Mitezza; "praotes" E' la parola più difficile da tradurre. Nel Nuovo Testamento ha tre significati principali. (a) Il mite è colui che è sottomesso alla volontà di Dio (Mt.5:5; Mt.11:29; Mt.21:5). (b) E' anche un soggetto a cui si può insegnare, che non è troppo orgoglioso per imparare (Gd. 1:21). (c) Il più delle volte significa "mansueto" (1Cor.4:21; 2Cor.10:1; Ef.4:2). Aristotele definisce "praotes" l'uomo che non è né troppo facile all'ira né completamente esente da essa, la qualità dell'uomo che è sempre arrabbiato al momento giusto e mai al momento sbagliato. Una cosa che può rendere ancor più il senso è sapere che l'aggettivo "praus" è usato per un animale che viene domato e tenuto sotto controllo; quindi la parola parla di quel controllo di sé che solo Cristo può darci.
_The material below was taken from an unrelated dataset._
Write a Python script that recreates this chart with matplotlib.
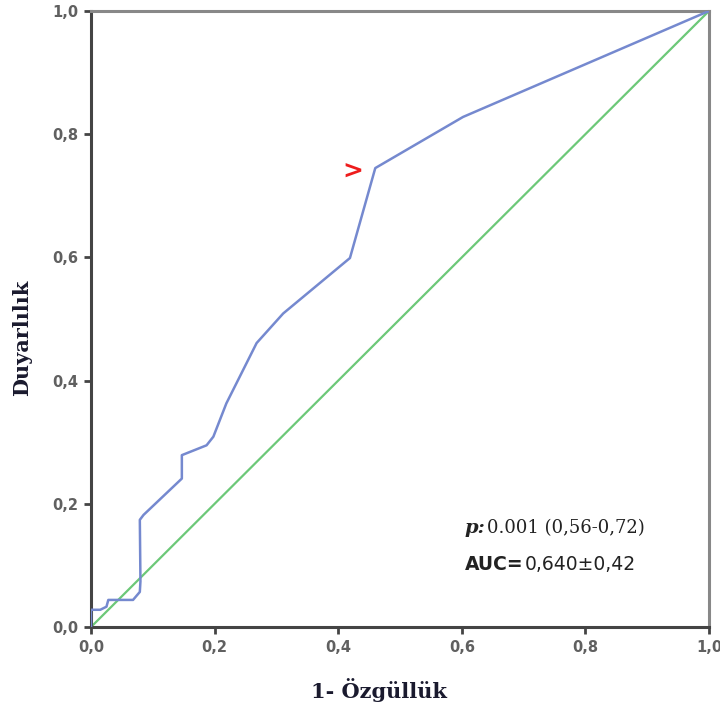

Dominio di sé; la parola è "egkrateia" e Platone la usa per indicare la padronanza di sé. E' lo spirito forte che ha messo sotto controllo i suoi desideri e la sua ricerca di piacere. E' usato per la disciplina che l'atleta impone al suo corpo (1Cor.9:25) ed è usato anche per il controllo che il Cristiano ha della sessualità (1Cor.7:9). Il greco profano usa questa parola per parlare dell'Imperatore capace di far sì che i propri interessi personali non influenzino le sue decisioni a favore del popolo. E' la virtù per la quale un uomo diventa così padrone di se stesso da essere pronto a diventare servo degli altri.